Donald and Cathleen Forster were married for 18 years and divorced in January 2002.1  They have three adult children.   Donald has a high school diploma and is employed selling used cars.   Cathleen also has a high school education and is employed as a part-time clerk.   At the time the parties divorced, Donald was required to pay $1,200 in spousal support “until the party receiving support remarries, dies or further order of the Court.”

On May 29, 2009, Donald sought a modification of the spousal support order.   He argued that the economy severely impacted his business and his ability to pay spousal support.   Cathleen opposed Donald's requested modification, questioning Donald's statements that he was unable to pay and claiming that it was very difficult for her to find work, especially because she had a hearing impairment.

At a hearing, without objection, the court stated that it could “take judicial notice used cars are still doing very well.”   The court found no change of circumstance and denied Donald's requested modification.   The court stated that it had considered all the evidence and concluded that Donald had the ability to pay and Cathleen had a need for support.2  The court did not provide a statement of decision.

DISCUSSION

Family Code section 4320 governs the criteria in making a spousal support order and any modification to such order.3  (In re Marriage of Stephenson (1995) 39 Cal.App.4th 71, 77.)   In making a spousal support order, the trial court is required to apply each relevant section 4320 factor.   (In re Marriage of Geraci (2006) 144 Cal.App.4th 1278, 1297;  In re Marriage of Cheriton (2001) 92 Cal.App.4th 269, 304.)  “Modification of spousal support, even if the prior amount is established by agreement, requires a material change of circumstances since the last order.  [Citations.]  Change of circumstances means a reduction or increase in the supporting spouse's ability to pay and/or an increase or decrease in the supported spouse's needs.   [Citations.]”  (In re Marriage of McCann (1996) 41 Cal.App.4th 978, 982-983.)

On appeal, Donald argues the trial court had “the obligation to reevaluate all of the relevant spousal support factors once a showing of some change [in circumstance was] made.”   He also argues that the court erred in taking judicial notice that the used car industry continued to do well.   For reasons we explain, we conclude his arguments lack merit.

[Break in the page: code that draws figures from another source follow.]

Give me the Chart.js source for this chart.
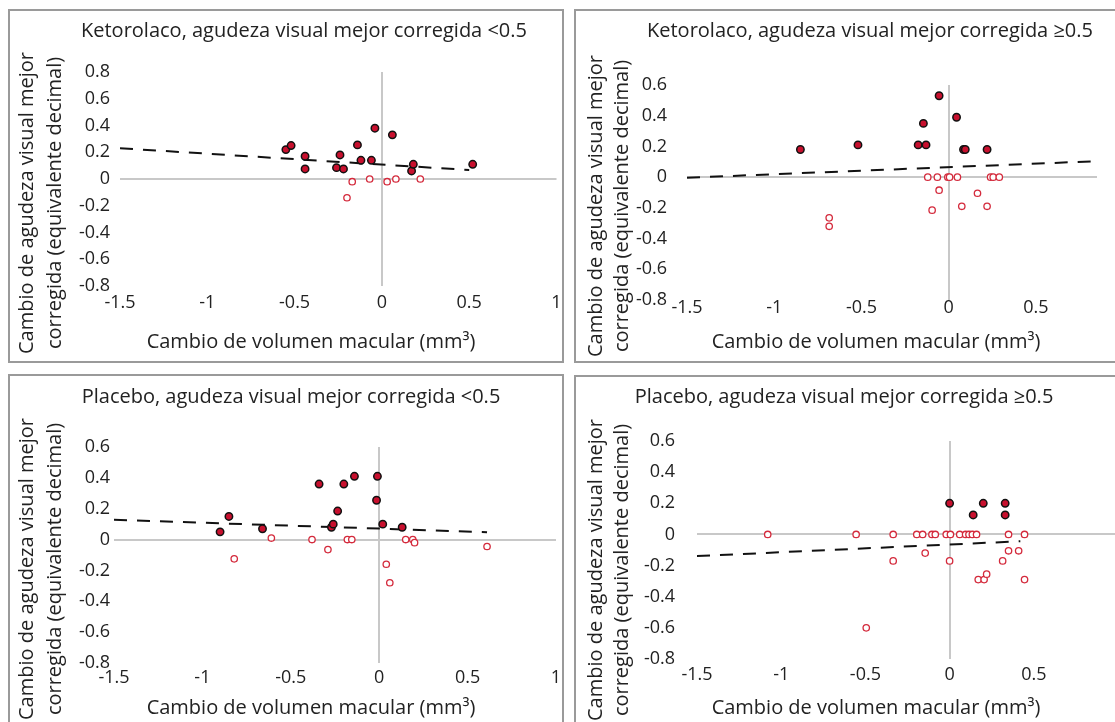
<!DOCTYPE html>
<html>
<head>
<meta charset="utf-8">
<script src="https://cdn.jsdelivr.net/npm/chart.js@4.4.1/dist/chart.umd.min.js"></script>
<style>
  html, body { margin: 0; padding: 0; background: #fff; width: 1115px; height: 722px; overflow: hidden; position: relative; }
  .box { position: absolute; border: 2px solid #9a9a9a; box-sizing: border-box; }
  canvas { position: absolute; }
</style>
</head>
<body>
<div class="box" style="left:8px;top:9px;width:556px;height:354px"></div>
<div class="box" style="left:574px;top:9px;width:600px;height:354px"></div>
<div class="box" style="left:8px;top:374px;width:556px;height:400px"></div>
<div class="box" style="left:574px;top:375px;width:600px;height:400px"></div>
<canvas id="c1"></canvas>
<canvas id="c2"></canvas>
<canvas id="c3"></canvas>
<canvas id="c4"></canvas>
<script>
// ticks
const xTicksLeft = [-1.5, -1, -0.5, 0, 0.5, 1];
const xTicksRight = [-1.5, -1, -0.5, 0, 0.5];
const yTicks08 = [0.8, 0.6, 0.4, 0.2, 0, -0.2, -0.4, -0.6, -0.8];
const yTicks06 = [0.6, 0.4, 0.2, 0, -0.2, -0.4, -0.6, -0.8];

// Ketorolaco, AVMC <0.5
const k1FillX = [-0.55, -0.52, -0.44, -0.44, -0.26, -0.24, -0.22, -0.14, -0.12, -0.06, -0.04, 0.06, 0.17, 0.18, 0.52];
const k1FillY = [0.22, 0.25, 0.17, 0.075, 0.085, 0.18, 0.075, 0.255, 0.14, 0.14, 0.38, 0.33, 0.06, 0.11, 0.11];
const k1OpenX = [-0.17, -0.2, -0.07, 0.03, 0.08, 0.22];
const k1OpenY = [-0.02, -0.14, 0, -0.02, 0, 0];
const k1TrendX = [-1.5, 0.5];
const k1TrendY = [0.23, 0.067];

// Ketorolaco, AVMC >=0.5
const k2FillX = [-0.85, -0.52, -0.175, -0.13, -0.145, -0.055, 0.045, 0.085, 0.095, 0.22];
const k2FillY = [0.18, 0.21, 0.21, 0.21, 0.35, 0.53, 0.39, 0.18, 0.18, 0.18];
const k2OpenX = [-0.12, -0.065, -0.005, 0.005, 0.05, 0.24, 0.255, 0.29, -0.055, -0.095, 0.075, 0.165, 0.22, -0.685, -0.685];
const k2OpenY = [0, 0, 0, 0, 0, 0, 0, 0, -0.085, -0.215, -0.19, -0.105, -0.19, -0.265, -0.32];
const k2TrendX = [-1.5, 0.85];
const k2TrendY = [-0.004, 0.104];

// Placebo, AVMC <0.5
const p1FillX = [-0.9, -0.85, -0.66, -0.34, -0.27, -0.26, -0.235, -0.2, -0.14, -0.015, -0.01, 0.02, 0.13];
const p1FillY = [0.05, 0.15, 0.07, 0.36, 0.08, 0.1, 0.185, 0.36, 0.41, 0.255, 0.41, 0.1, 0.08];
const p1OpenX = [-0.82, -0.61, -0.38, -0.29, -0.18, -0.155, 0.04, 0.06, 0.15, 0.19, 0.2, 0.61];
const p1OpenY = [-0.125, 0.01, 0, -0.065, 0, 0, -0.16, -0.28, 0, 0, -0.02, -0.045];
const p1TrendX = [-1.5, 0.61];
const p1TrendY = [0.128, 0.048];

// Placebo, AVMC >=0.5
const p2FillX = [0, 0.14, 0.2, 0.33, 0.33];
const p2FillY = [0.2, 0.125, 0.2, 0.2, 0.125];
const p2OpenX = [-1.08, -0.555, -0.335, -0.195, -0.16, -0.105, -0.085, -0.02, 0.005, 0.06, 0.095, 0.115, 0.135, 0.16, 0.35, 0.445,
                 -0.335, -0.145, 0, 0.315, 0.35, 0.41, 0.17, 0.205, 0.22, 0.445, -0.495];
const p2OpenY = [0, 0, 0, 0, 0, 0, 0, 0, 0, 0, 0, 0, 0, 0, 0, 0,
                 -0.17, -0.12, -0.17, -0.17, -0.105, -0.105, -0.29, -0.29, -0.255, -0.29, -0.6];
const p2TrendX = [-1.5, 0.42];
const p2TrendY = [-0.139, -0.044];

const fillRed = "#c8102e";
const openRed = "#d42a3c";
const axisGray = "#c8c8c8";
const textColor = "#222";
const fontFamily = "'Open Sans', Lato, sans-serif";

const yTitle = ["Cambio de agudeza visual mejor", "corregida (equivalente decimal)"];
const xTitle = "Cambio de volumen macular (mm³)";

function pts(xs, ys) {
  return xs.map((x, i) => ({ x: x, y: ys[i] }));
}

// titles drawn at page positions
const panelText = {
  id: "panelText",
  afterDraw(chart, args, o) {
    const ctx = chart.ctx;
    const ox = o.ox, oy = o.oy;
    ctx.save();
    ctx.fillStyle = textColor;
    ctx.textAlign = "center";
    ctx.textBaseline = "middle";
    ctx.font = "20px " + fontFamily;
    ctx.fillText(o.title, o.titleX - ox, o.titleY - oy);
    ctx.fillText(xTitle, o.xtX - ox, o.xtY - oy);
    yTitle.forEach((t, i) => {
      ctx.save();
      ctx.translate(o.ytX[i] - ox, o.ytY - oy);
      ctx.rotate(-Math.PI / 2);
      ctx.fillText(t, 0, 0);
      ctx.restore();
    });
    ctx.restore();
  }
};

function makePanel(p) {
  const cv = document.getElementById(p.id);
  cv.width = p.box.w;
  cv.height = p.box.h;
  cv.style.left = p.box.x + "px";
  cv.style.top = p.box.y + "px";
  const a = p.area;
  const tickFont = { family: fontFamily, size: 18 };
  const zeroGrid = {
    color: (c) => (c.tick && c.tick.value === 0 ? axisGray : "transparent"),
    lineWidth: 2,
    drawTicks: false
  };

  new Chart(cv, {
    type: "scatter",
    data: {
      datasets: [
        { data: pts(p.openX, p.openY), pointRadius: 3.2, pointBorderWidth: 1.3,
          borderColor: openRed, backgroundColor: "#fff" },
        { data: pts(p.fillX, p.fillY), pointRadius: 3.7, pointBorderWidth: 1.5,
          borderColor: "#111", backgroundColor: fillRed },
        { type: "line", data: pts(p.trendX, p.trendY), borderColor: "#111", borderWidth: 2,
          borderDash: [13, 10], pointRadius: 0, fill: false }
      ]
    },
    options: {
      responsive: false,
      animation: false,
      events: [],
      layout: { padding: { left: 0, bottom: 0, top: a.top - p.box.y, right: p.box.x + p.box.w - a.right } },
      plugins: {
        legend: { display: false },
        tooltip: { enabled: false },
        panelText: Object.assign({ ox: p.box.x, oy: p.box.y }, p.text)
      },
      scales: {
        x: {
          type: "linear",
          min: p.xMin, max: p.xMax,
          afterBuildTicks: (s) => { s.ticks = p.xTicks.map((v) => ({ value: v })); },
          afterFit: (s) => { s.height = p.box.y + p.box.h - a.bottom; s.paddingLeft = 0; s.paddingRight = 0; },
          grid: zeroGrid,
          border: { display: false },
          ticks: { padding: p.xPad, color: textColor, font: tickFont, maxRotation: 0, autoSkip: false,
                   callback: (v) => String(v) }
        },
        y: {
          type: "linear",
          min: p.yMin, max: p.yMax,
          afterBuildTicks: (s) => { s.ticks = p.yTicks.map((v) => ({ value: v })); },
          afterFit: (s) => { s.width = a.left - p.box.x; s.paddingTop = 0; s.paddingBottom = 0; },
          grid: zeroGrid,
          border: { display: false },
          ticks: { padding: p.yPad, color: textColor, font: tickFont, autoSkip: false,
                   callback: (v) => String(v) }
        }
      }
    },
    plugins: [panelText]
  });
}

makePanel({
  id: "c1", box: { x: 10, y: 11, w: 552, h: 350 }, area: { left: 120, right: 558, top: 72, bottom: 286 },
  xMin: -1.5, xMax: 1, yMin: -0.8, yMax: 0.8, xTicks: xTicksLeft, yTicks: yTicks08, xPad: 6, yPad: 10,
  fillX: k1FillX, fillY: k1FillY, openX: k1OpenX, openY: k1OpenY, trendX: k1TrendX, trendY: k1TrendY,
  text: { title: "Ketorolaco, agudeza visual mejor corregida <0.5", titleX: 304, titleY: 31,
          xtX: 311, xtY: 342, ytX: [27, 55], ytY: 203 }
});

makePanel({
  id: "c2", box: { x: 576, y: 11, w: 560, h: 350 }, area: { left: 687, right: 1097, top: 85, bottom: 300 },
  xMin: -1.5, xMax: 0.85, yMin: -0.8, yMax: 0.6, xTicks: xTicksRight, yTicks: yTicks06, xPad: -3, yPad: 20,
  fillX: k2FillX, fillY: k2FillY, openX: k2OpenX, openY: k2OpenY, trendX: k2TrendX, trendY: k2TrendY,
  text: { title: "Ketorolaco, agudeza visual mejor corregida ≥0.5", titleX: 870, titleY: 31,
          xtX: 876, xtY: 342, ytX: [596, 622], ytY: 206 }
});

makePanel({
  id: "c3", box: { x: 10, y: 376, w: 552, h: 346 }, area: { left: 114, right: 556, top: 447, bottom: 663 },
  xMin: -1.5, xMax: 1, yMin: -0.8, yMax: 0.6, xTicks: xTicksLeft, yTicks: yTicks06, xPad: 4, yPad: 4,
  fillX: p1FillX, fillY: p1FillY, openX: p1OpenX, openY: p1OpenY, trendX: p1TrendX, trendY: p1TrendY,
  text: { title: "Placebo, agudeza visual mejor corregida <0.5", titleX: 291, titleY: 397,
          xtX: 311, xtY: 708, ytX: [27, 55], ytY: 569 }
});

makePanel({
  id: "c4", box: { x: 576, y: 377, w: 560, h: 345 }, area: { left: 697, right: 1118, top: 441, bottom: 659 },
  xMin: -1.5, xMax: 1, yMin: -0.8, yMax: 0.6, xTicks: xTicksRight, yTicks: yTicks06, xPad: 5, yPad: 22,
  fillX: p2FillX, fillY: p2FillY, openX: p2OpenX, openY: p2OpenY, trendX: p2TrendX, trendY: p2TrendY,
  text: { title: "Placebo, agudeza visual mejor corregida ≥0.5", titleX: 844, titleY: 397,
          xtX: 876, xtY: 708, ytX: [596, 622], ytY: 570 }
});
</script>
</body>
</html>
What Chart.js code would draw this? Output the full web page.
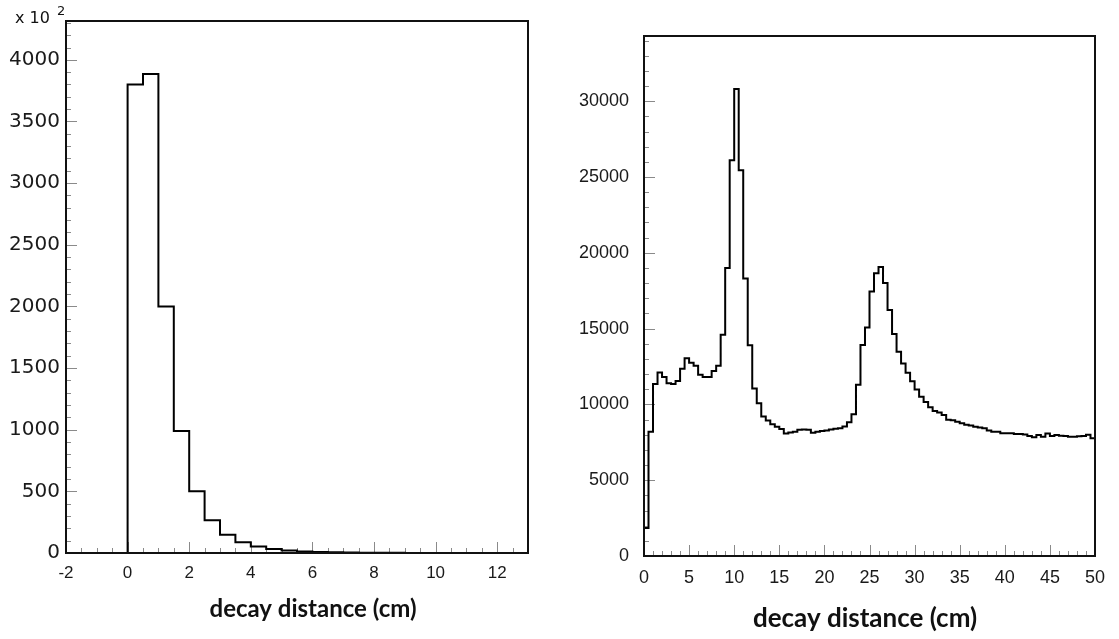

Donald's claim that the court erred in failing to evaluate all relevant section 4320 factors is inconsistent with the general principal of appellate practice that we presume that a judgment or order of a lower court is correct.  “ ‘All intendments and presumptions are indulged to support [the judgment] on matters as to which the record is silent, and error must be affirmatively shown.’ ”  (Denham v. Superior Court (1970) 2 Cal.3d 557, 564;  see also In re Marriage of Arceneaux (1990) 51 Cal.3d 1130, 1133.)   Donald's emphasis on his change in income neither shows the court failed to consider the relevant factors nor that the court erred in denying Donald's requested modification.  (In re Marriage of Stephenson, supra, 39 Cal.App.4th at p. 78 [change in actual income is not necessarily sufficient to modify the spousal support order because the trial court is required to consider the reasonable needs and financial abilities of the parties].)   Although Donald argued he lacked the ability to pay, the court was not required to credit Donald's argument.   The court made express findings on his ability to pay and stated that it had considered all of the evidence.   In short, based on our record on appeal, Donald fails to affirmatively show the court failed to consider the relevant factors.4

Donald's remaining argument that the court erred in taking judicial notice that the used car industry continued to do well despite the economic downturn was forfeited.  (In re S.B. (2004) 32 Cal.4th 1287, 1293, fn. 2, superseded by statute on other grounds as stated in In re S.J. (2008) 167 Cal.App.4th 953, 962.)   Because he failed to object in the trial court, this court will not consider his challenge to the trial court's ruling.  (In re S.B., at p. 1293.)   In any event, Donald acknowledges this “error might be harmless” and ascribes no prejudice to the court's finding.   Therefore, assuming the objection had been preserved and assuming the court erred in taking judicial notice, reversal is not warranted.  (Evid.Code, § 353, subd. (b) [decision shall not be reversed unless the errors complained of resulted in a miscarriage of justice].)

DISPOSITION

The superior court's order dated September 25, 2009, denying Donald's requested modification is affirmed.   Cathleen shall have her costs on appeal.

We concur:

FOOTNOTES

FN1. Because the parties have the same surname, we refer to them by their first names.   We intend no disrespect by the use of their first names..  FN1. Because the parties have the same surname, we refer to them by their first names.   We intend no disrespect by the use of their first names.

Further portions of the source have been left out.